* START DATA TO USE *

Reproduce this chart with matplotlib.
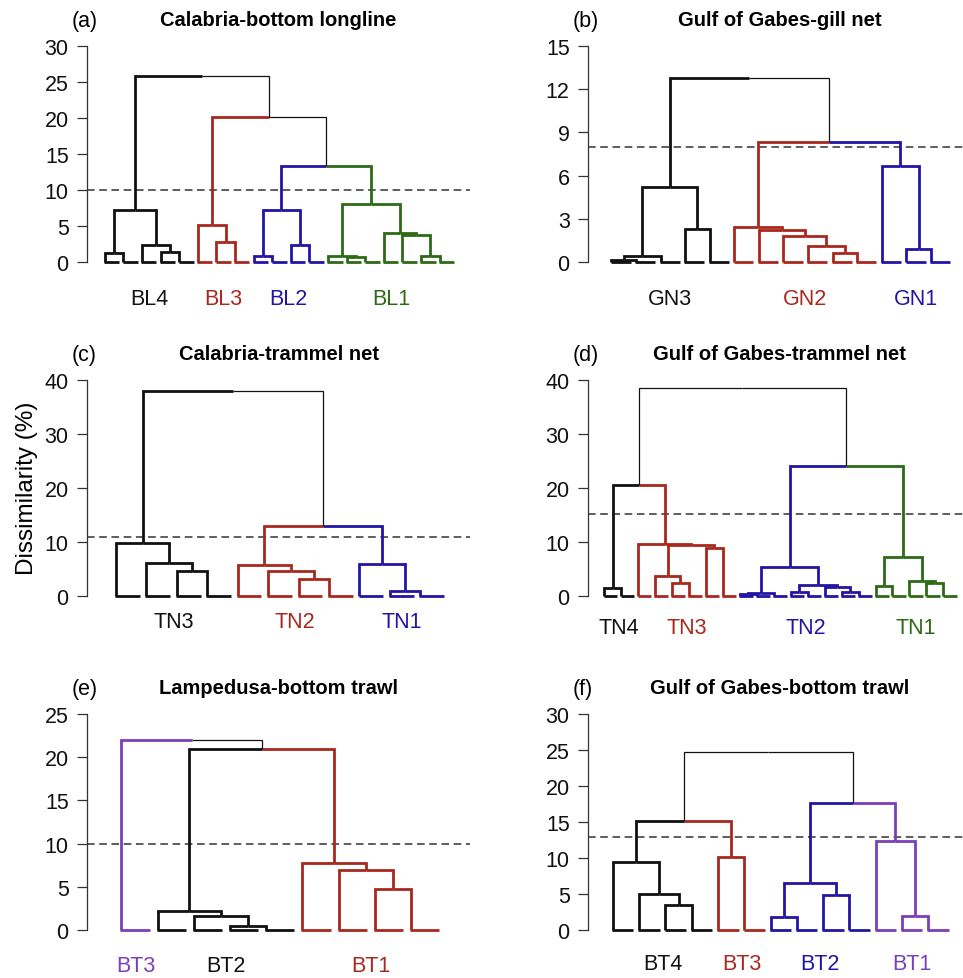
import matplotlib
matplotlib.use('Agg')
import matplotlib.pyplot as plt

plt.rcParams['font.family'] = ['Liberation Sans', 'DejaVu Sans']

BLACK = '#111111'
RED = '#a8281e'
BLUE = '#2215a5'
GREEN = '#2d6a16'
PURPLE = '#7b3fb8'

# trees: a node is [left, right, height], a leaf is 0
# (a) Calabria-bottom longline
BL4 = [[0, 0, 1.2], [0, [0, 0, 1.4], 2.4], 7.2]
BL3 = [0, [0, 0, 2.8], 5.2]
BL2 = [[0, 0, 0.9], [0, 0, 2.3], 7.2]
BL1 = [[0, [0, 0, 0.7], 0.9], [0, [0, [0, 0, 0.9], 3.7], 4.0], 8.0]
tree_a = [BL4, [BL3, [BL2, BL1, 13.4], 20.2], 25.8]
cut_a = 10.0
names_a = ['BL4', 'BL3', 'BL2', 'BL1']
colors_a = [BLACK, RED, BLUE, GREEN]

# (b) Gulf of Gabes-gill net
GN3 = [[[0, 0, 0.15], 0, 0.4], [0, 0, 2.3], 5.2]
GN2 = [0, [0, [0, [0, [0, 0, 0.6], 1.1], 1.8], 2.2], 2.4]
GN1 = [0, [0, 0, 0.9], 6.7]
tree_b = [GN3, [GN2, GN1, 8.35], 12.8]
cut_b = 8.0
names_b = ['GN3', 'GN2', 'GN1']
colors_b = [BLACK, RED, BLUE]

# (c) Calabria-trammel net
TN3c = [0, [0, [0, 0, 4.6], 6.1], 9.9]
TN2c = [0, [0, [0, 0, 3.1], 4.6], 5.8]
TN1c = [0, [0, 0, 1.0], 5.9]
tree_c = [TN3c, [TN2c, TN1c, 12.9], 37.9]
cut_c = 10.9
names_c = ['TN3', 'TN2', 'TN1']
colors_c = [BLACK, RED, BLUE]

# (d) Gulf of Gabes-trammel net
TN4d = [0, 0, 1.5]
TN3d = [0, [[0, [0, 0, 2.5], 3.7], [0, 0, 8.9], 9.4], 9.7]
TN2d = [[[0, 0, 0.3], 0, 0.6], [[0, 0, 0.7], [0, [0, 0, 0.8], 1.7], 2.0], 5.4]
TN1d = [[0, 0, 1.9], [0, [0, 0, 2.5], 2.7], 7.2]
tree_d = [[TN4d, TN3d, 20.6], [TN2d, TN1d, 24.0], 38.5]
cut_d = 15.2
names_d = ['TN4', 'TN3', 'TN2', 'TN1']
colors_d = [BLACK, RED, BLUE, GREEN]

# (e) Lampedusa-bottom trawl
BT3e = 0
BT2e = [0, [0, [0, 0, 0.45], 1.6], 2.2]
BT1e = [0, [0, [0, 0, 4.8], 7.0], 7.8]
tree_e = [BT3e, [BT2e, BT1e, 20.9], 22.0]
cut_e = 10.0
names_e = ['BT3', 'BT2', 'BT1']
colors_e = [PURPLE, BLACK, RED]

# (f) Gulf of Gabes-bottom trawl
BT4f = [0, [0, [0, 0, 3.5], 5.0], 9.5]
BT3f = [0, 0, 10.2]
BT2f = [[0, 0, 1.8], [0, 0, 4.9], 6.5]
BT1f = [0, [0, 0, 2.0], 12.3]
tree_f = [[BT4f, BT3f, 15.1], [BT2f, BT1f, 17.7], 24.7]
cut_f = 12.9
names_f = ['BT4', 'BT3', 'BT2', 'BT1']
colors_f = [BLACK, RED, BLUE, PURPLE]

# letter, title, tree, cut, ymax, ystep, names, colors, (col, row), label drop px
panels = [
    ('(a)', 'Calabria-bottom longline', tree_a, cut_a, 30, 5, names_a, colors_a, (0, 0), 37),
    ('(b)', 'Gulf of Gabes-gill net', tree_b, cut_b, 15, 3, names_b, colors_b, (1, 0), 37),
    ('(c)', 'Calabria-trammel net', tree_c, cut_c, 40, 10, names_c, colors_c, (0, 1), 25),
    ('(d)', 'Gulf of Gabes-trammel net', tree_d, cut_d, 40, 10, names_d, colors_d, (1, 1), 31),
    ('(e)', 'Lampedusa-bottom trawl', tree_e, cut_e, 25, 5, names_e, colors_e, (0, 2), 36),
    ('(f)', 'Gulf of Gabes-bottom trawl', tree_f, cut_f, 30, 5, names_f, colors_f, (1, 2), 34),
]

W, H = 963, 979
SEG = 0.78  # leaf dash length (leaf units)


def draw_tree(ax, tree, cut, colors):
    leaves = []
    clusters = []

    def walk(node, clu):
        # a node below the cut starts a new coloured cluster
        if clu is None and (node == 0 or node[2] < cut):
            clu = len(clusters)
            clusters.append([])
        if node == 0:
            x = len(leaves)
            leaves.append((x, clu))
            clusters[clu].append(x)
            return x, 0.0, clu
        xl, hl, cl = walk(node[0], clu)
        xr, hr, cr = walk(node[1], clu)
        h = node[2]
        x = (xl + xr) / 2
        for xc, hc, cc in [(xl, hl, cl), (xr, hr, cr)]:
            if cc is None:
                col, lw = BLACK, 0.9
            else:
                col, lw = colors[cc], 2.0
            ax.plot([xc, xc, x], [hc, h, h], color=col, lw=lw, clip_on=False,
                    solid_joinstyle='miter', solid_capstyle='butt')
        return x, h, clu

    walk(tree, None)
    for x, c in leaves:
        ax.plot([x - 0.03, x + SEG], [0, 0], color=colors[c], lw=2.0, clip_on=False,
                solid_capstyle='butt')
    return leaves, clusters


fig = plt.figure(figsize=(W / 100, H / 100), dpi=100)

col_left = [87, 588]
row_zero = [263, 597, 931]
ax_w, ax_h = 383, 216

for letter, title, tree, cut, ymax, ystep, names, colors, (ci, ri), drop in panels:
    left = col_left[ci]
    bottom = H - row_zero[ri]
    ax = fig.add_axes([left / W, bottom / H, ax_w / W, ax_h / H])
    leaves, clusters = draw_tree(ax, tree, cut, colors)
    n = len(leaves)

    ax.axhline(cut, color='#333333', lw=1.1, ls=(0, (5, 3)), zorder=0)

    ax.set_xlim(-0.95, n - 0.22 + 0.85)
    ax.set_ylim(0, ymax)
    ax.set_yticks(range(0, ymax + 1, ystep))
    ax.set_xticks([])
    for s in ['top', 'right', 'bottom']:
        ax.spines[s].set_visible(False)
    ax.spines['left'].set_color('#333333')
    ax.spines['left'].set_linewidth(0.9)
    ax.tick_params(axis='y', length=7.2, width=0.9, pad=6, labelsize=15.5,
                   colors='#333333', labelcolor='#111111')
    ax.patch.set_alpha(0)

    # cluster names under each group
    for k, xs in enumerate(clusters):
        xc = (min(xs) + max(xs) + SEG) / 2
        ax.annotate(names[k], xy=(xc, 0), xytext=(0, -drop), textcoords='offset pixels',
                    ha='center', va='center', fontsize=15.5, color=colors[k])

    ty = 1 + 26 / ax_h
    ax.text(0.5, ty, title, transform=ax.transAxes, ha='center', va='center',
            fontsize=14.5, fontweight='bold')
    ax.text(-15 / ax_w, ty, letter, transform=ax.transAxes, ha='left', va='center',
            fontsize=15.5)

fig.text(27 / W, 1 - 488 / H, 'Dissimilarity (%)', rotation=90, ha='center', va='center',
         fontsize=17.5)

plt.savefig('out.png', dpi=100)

* END DATA TO USE *
* START DATA TO USE *

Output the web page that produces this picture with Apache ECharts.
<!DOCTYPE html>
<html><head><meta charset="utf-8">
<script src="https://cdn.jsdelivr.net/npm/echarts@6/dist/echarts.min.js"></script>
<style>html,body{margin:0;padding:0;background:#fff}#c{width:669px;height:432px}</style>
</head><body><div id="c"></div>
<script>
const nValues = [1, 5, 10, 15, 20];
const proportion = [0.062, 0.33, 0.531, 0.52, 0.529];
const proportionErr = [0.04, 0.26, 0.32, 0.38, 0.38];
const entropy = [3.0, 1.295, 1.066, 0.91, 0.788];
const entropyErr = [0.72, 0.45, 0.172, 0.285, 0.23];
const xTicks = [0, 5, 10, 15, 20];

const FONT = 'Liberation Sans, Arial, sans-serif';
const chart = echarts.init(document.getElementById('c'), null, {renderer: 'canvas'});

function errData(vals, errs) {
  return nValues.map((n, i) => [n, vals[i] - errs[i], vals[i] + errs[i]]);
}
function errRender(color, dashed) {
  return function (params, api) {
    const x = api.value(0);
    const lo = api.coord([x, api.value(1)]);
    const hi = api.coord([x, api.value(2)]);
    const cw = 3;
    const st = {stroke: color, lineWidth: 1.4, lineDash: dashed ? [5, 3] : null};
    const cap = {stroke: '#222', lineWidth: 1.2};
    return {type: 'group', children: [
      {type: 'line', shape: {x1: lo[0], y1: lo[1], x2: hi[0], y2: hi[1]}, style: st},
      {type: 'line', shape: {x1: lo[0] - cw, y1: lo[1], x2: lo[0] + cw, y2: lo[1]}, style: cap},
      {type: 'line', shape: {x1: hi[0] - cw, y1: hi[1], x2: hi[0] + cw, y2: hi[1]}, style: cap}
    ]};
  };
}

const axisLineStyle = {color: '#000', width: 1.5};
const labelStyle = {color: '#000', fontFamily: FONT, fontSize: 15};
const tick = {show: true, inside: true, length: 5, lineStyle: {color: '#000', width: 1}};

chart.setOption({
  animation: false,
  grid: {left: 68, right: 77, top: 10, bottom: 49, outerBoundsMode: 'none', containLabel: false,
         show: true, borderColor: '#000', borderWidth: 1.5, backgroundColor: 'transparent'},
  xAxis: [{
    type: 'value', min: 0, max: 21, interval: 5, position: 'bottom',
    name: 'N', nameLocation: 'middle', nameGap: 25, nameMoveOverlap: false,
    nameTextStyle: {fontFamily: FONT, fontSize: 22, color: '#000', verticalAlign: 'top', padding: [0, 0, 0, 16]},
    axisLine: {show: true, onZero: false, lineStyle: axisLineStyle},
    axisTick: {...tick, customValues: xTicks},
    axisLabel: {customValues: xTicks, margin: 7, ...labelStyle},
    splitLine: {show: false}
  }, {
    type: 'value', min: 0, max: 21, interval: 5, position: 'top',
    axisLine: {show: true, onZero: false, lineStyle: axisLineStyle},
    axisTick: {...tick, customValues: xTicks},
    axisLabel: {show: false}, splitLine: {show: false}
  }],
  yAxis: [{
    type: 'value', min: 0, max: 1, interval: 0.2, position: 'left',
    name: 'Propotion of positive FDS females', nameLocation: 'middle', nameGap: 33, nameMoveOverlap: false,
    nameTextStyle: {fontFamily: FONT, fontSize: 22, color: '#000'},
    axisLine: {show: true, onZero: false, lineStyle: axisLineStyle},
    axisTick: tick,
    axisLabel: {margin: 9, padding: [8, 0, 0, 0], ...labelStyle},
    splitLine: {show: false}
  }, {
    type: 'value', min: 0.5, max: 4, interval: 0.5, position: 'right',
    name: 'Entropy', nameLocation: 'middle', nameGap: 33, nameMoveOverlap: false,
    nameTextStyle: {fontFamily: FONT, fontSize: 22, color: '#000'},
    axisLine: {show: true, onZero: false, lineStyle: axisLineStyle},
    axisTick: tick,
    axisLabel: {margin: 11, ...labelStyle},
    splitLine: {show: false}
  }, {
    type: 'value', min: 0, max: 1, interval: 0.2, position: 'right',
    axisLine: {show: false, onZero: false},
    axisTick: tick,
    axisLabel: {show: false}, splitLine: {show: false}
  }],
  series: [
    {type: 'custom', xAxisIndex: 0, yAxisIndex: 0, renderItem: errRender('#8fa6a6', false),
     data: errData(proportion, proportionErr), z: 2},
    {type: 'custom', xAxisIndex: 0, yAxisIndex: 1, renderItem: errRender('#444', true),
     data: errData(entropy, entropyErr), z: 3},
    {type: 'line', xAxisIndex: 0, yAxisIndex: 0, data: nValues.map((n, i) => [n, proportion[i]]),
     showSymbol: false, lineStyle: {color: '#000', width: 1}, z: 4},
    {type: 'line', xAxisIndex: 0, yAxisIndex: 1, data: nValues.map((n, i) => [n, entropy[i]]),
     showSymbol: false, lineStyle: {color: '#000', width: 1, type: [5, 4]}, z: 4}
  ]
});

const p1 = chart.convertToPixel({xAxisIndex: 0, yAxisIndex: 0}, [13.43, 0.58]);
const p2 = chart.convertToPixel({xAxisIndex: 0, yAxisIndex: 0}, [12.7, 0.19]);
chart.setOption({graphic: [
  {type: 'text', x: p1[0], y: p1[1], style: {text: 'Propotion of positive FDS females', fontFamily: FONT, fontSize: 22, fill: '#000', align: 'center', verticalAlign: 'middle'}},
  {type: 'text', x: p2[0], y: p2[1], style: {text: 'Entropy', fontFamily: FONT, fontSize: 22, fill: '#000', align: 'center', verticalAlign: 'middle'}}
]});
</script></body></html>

* END DATA TO USE *
* START DATA TO USE *

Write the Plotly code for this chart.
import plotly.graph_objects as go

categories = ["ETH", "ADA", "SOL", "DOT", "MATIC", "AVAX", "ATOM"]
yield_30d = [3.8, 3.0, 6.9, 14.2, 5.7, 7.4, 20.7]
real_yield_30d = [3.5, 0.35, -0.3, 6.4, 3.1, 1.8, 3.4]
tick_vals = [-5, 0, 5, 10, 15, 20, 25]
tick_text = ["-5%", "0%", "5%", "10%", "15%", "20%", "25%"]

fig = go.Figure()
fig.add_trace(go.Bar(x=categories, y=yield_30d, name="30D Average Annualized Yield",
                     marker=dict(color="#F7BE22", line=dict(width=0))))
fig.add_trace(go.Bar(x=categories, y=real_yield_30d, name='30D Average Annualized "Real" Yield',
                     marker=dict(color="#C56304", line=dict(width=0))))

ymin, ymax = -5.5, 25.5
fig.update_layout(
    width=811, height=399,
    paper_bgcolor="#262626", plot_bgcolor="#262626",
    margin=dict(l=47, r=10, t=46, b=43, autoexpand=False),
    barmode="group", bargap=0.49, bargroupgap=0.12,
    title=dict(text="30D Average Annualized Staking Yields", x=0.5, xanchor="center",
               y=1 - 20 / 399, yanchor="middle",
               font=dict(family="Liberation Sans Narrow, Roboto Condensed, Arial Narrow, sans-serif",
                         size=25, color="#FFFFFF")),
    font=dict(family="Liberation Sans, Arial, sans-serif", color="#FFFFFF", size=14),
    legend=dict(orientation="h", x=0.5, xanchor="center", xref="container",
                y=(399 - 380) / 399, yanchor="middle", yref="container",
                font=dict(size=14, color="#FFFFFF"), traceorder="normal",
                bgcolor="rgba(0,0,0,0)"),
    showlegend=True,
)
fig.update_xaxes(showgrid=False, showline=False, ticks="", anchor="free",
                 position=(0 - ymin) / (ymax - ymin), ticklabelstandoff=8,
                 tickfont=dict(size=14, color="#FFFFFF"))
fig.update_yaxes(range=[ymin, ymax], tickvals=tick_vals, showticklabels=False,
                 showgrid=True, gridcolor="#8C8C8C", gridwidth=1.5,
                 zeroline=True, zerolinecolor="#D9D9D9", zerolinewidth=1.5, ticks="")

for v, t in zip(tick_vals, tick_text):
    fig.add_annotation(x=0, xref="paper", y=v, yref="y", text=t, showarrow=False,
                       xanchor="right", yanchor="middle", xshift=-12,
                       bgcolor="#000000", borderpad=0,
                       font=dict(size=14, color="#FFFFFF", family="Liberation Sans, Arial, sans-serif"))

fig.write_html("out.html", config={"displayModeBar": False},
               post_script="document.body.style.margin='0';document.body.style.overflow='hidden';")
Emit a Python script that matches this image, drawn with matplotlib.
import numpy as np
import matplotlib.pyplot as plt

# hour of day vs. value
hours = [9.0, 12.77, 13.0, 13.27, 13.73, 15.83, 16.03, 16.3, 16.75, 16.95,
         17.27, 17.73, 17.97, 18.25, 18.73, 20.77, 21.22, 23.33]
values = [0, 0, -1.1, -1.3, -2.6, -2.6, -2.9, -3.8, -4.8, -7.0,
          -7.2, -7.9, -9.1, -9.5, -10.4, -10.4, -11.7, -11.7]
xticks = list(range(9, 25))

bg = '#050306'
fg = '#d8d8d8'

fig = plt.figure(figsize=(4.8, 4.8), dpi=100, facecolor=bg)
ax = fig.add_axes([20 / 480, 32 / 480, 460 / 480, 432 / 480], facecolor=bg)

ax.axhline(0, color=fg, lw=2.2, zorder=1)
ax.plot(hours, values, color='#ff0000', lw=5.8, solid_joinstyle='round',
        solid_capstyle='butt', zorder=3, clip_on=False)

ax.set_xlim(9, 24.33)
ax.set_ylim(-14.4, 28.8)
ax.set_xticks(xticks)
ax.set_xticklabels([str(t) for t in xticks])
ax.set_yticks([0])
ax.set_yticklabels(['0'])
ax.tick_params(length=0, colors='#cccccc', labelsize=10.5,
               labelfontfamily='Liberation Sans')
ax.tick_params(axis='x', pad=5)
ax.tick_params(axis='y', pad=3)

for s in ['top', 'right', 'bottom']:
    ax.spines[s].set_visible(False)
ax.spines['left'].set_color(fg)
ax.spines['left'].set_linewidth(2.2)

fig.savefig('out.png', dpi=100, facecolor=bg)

* END DATA TO USE *

> [WRITTEN PROBLEM]: Lines from the one with "Reproduce this chart with matplotlib." through the one with "colors_f = [BLACK, RED, BLUE, PURPLE]" are the only ones to quote. Quote them exactly and leave out pictures.

> [CORRECT RESPONSE]:
Reproduce this chart with matplotlib.
import matplotlib
matplotlib.use('Agg')
import matplotlib.pyplot as plt

plt.rcParams['font.family'] = ['Liberation Sans', 'DejaVu Sans']

BLACK = '#111111'
RED = '#a8281e'
BLUE = '#2215a5'
GREEN = '#2d6a16'
PURPLE = '#7b3fb8'

# trees: a node is [left, right, height], a leaf is 0
# (a) Calabria-bottom longline
BL4 = [[0, 0, 1.2], [0, [0, 0, 1.4], 2.4], 7.2]
BL3 = [0, [0, 0, 2.8], 5.2]
BL2 = [[0, 0, 0.9], [0, 0, 2.3], 7.2]
BL1 = [[0, [0, 0, 0.7], 0.9], [0, [0, [0, 0, 0.9], 3.7], 4.0], 8.0]
tree_a = [BL4, [BL3, [BL2, BL1, 13.4], 20.2], 25.8]
cut_a = 10.0
names_a = ['BL4', 'BL3', 'BL2', 'BL1']
colors_a = [BLACK, RED, BLUE, GREEN]

# (b) Gulf of Gabes-gill net
GN3 = [[[0, 0, 0.15], 0, 0.4], [0, 0, 2.3], 5.2]
GN2 = [0, [0, [0, [0, [0, 0, 0.6], 1.1], 1.8], 2.2], 2.4]
GN1 = [0, [0, 0, 0.9], 6.7]
tree_b = [GN3, [GN2, GN1, 8.35], 12.8]
cut_b = 8.0
names_b = ['GN3', 'GN2', 'GN1']
colors_b = [BLACK, RED, BLUE]

# (c) Calabria-trammel net
TN3c = [0, [0, [0, 0, 4.6], 6.1], 9.9]
TN2c = [0, [0, [0, 0, 3.1], 4.6], 5.8]
TN1c = [0, [0, 0, 1.0], 5.9]
tree_c = [TN3c, [TN2c, TN1c, 12.9], 37.9]
cut_c = 10.9
names_c = ['TN3', 'TN2', 'TN1']
colors_c = [BLACK, RED, BLUE]

# (d) Gulf of Gabes-trammel net
TN4d = [0, 0, 1.5]
TN3d = [0, [[0, [0, 0, 2.5], 3.7], [0, 0, 8.9], 9.4], 9.7]
TN2d = [[[0, 0, 0.3], 0, 0.6], [[0, 0, 0.7], [0, [0, 0, 0.8], 1.7], 2.0], 5.4]
TN1d = [[0, 0, 1.9], [0, [0, 0, 2.5], 2.7], 7.2]
tree_d = [[TN4d, TN3d, 20.6], [TN2d, TN1d, 24.0], 38.5]
cut_d = 15.2
names_d = ['TN4', 'TN3', 'TN2', 'TN1']
colors_d = [BLACK, RED, BLUE, GREEN]

# (e) Lampedusa-bottom trawl
BT3e = 0
BT2e = [0, [0, [0, 0, 0.45], 1.6], 2.2]
BT1e = [0, [0, [0, 0, 4.8], 7.0], 7.8]
tree_e = [BT3e, [BT2e, BT1e, 20.9], 22.0]
cut_e = 10.0
names_e = ['BT3', 'BT2', 'BT1']
colors_e = [PURPLE, BLACK, RED]

# (f) Gulf of Gabes-bottom trawl
BT4f = [0, [0, [0, 0, 3.5], 5.0], 9.5]
BT3f = [0, 0, 10.2]
BT2f = [[0, 0, 1.8], [0, 0, 4.9], 6.5]
BT1f = [0, [0, 0, 2.0], 12.3]
tree_f = [[BT4f, BT3f, 15.1], [BT2f, BT1f, 17.7], 24.7]
cut_f = 12.9
names_f = ['BT4', 'BT3', 'BT2', 'BT1']
colors_f = [BLACK, RED, BLUE, PURPLE]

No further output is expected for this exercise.